When you send me a link for a personality survey, I’m likely going to take the survey. Not only are these surveys excellent procrastination tools but I do find many of them valuable in understanding myself better.
Recently I’ve had the mandated opportunity to take at least 4 personality surveys. These ranged from Meyers Briggs to leadership personality and many things in between.
Most of the time I can pretty much gauge what the results are going to be (I wonder if there’s a survey that predicts that…). I like to think that I have pretty good self-awareness and have spent time listening to myself and others about how I relate and function as an individual and as a team.
This moat recent survey, however, left me feeling slightly dissatisfied. My results pointed to the fact that when in leadership structures, I tend to look at the effect decisions will have on people (good thing, I think) and my focus i mainly on what this decision will mean long-term.
There’s nothing wrong in that but I started thinking about the balance between the here and now and the yet to come.
My reading and study this week is in the book of Isaiah, specifically on the Servant Songs in the latter part of the book. The people of Israel encounter incredible hardship in their current situation and receive the promise through prophecy of the coming Messiah. This promise of one day restoration that leaves them clinging to hope as they endure exile and separation from the seat of their worship.
The Israelites were looking long-term, for the coming Messiah and the knowledge that what was taken would be restored and what was broken would be healed.
Advent is a time of longing, a time of expectation and hope as we follow the journey of prophecy and promise towards celebrating our Savior’s birth. We look forward.

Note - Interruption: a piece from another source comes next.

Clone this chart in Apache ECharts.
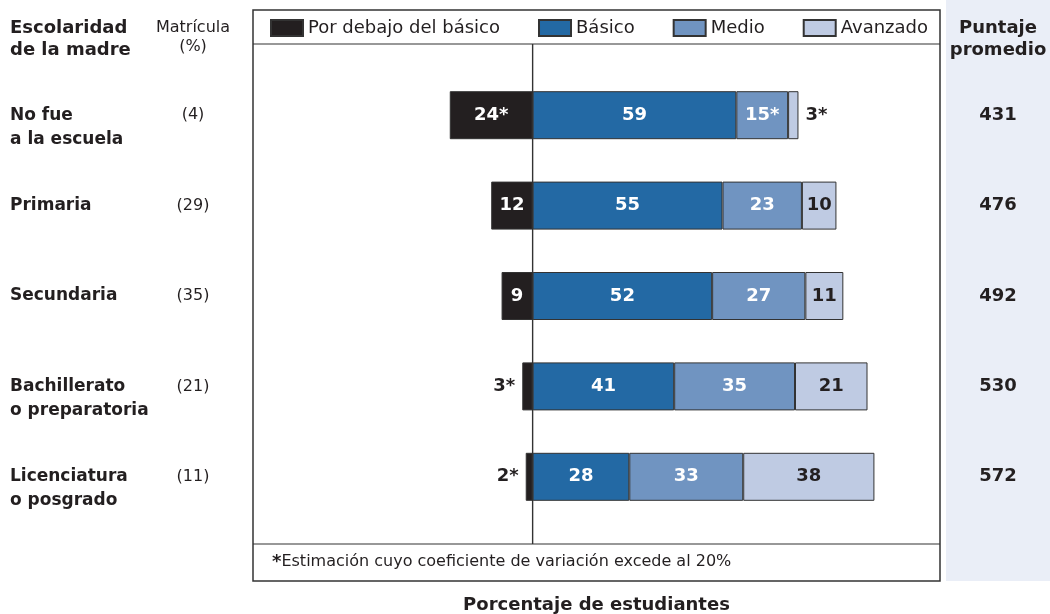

We look forward not only to the celebration and rejoicing of what God has done through Jesus as Immanuel, we also look beyond the manger to the Coming King and our own hope of restoration.
This is where I look, the place where I meditate and live as Christmas draws near. But what might I be missing if my nature is to focus on the what-will-be rather than the what-is-now?
The Israelites looked forward into the promise of Messiah but their daily lives may have looked little like they had ever hoped or imagined. How did they live daily into the promise but also live out their lives in their current situation as people of God?
Expectation meets action as we seek God’s heart in Advent.
As I look around me, where can I be proclaiming and living out salt and light to my closest, to strangers, and to everyone in between?
What does helping others live into the Incarnation promise look like? Does it look like healing and wholeness is a to-come hope we share together? Or does it look like capturing in our hearts and minds and actions what it means to see his Kingdom come here on Earth, right now?
My goal this Advent season is to stretch. To alternate my spiritual glances from the yet-to-come that fills my heart with excitement, to looking beside me for ways I can breathe encouragement and love and help to those I journey with in this life. To check in with those who are grieving. To help those who are wounded in body and soul. To sit with the lonely and discouraged. Realizing that my focus needs to not be single-minded, but Kingdom minded.
And to rejoice in Jesus’s presence with us. That he came, that he is here in Spirit and in Truth, and that he is coming again.
Another great blog Mandy. I too enjoy the personality tests. I suspect we did the same leadership test and I was too at first uncertain about the results, especially regarding a focus of quantity over quality. An interesting and valuable introspection that actually meets me where I find myself these days! Also into preparing Advent themes for devotion and worship I am seeing in this first Sunday of Advent that hope is indeed regarding the preparation for being part of the Kingdom in the future 2nd Advent, it is also the realisation that that impacts our living here and now. c.f. Titus 2:11-14 …while we wait for the blessed hope… Your line is powerful and meaningful to my focus and journey today -thank you!
“Expectation meets action as we seek God’s heart in Advent.” Beautiful!
Thanks, Greg. I too suspect that we did the same test :). As I think about you and the leaning towards quantity, I think that reflects your generous heart and desire to include, which are all wonderful characteristics! Knowing that there can be more is important too, because it helps us from too small a vision.
Thank you for the tie in with Titus 2. It syncs beautifully with what I’m preparing and preparing for this week.